One of the cool projects I got to work on at Tumblr was to rewrite our bootstrapping script with the latest best practices for the tools we used, and to revamp our standard library for building online services. When writing this, I had to think concretely about what the right way to get a project up and running for us was, and which bells and whistles were the right ones. Around the same time, Twitter released twitter-server which solves a similar problem for Twitter.

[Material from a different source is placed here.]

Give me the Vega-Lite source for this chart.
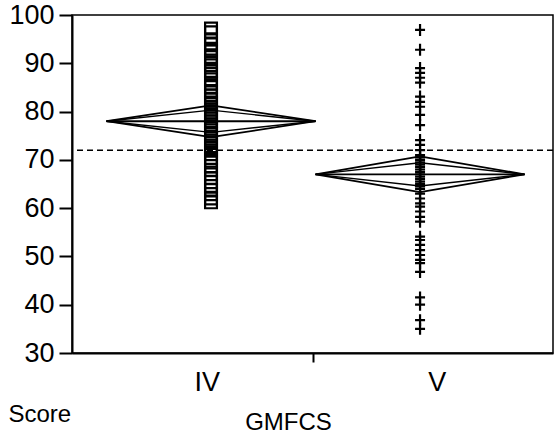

A little after the rewrite, I helped onboard a new engineer, and he was able to have a simple finagle service up and running within hours. It was an incredible thrill to help him achieve that, and I knew that I wanted to keep on doing more of it.

    1. 4

      Hi Moses! I have another question for you, if you don’t mind:

      You mentioned that you used to hack on finagle on the weekends. Since finagle is a building block of very-large-scale distributed systems, I’m curious what you were running it on for your weekend hacking. Were you spinning up cloud instances, or just working on things that could be tested in a desktop cluster?

      1. 4

        Hi Mike! Most of the things I wanted to work on were improvements to the library itself, so I didn’t end up spinning entire topologies. Sometimes it was just things like adding commands to the redis library, which only required spinning up a local redis and checking correctness. Those things only required a fan powerful enough to cool down your CPU running scalac.

    2. 3

      Random fact: .NET provides advance warning of GCs so that you can coordinate with a load balancer to ensure low latency.

      1. 2

        Neat! Twitter has a VM team, so we might add that to our JDK–it seems like potentially a hard sell to get it back into the openJDK though, so even if we could take advantage of it, it’s unlikely that open source consumers would be able to.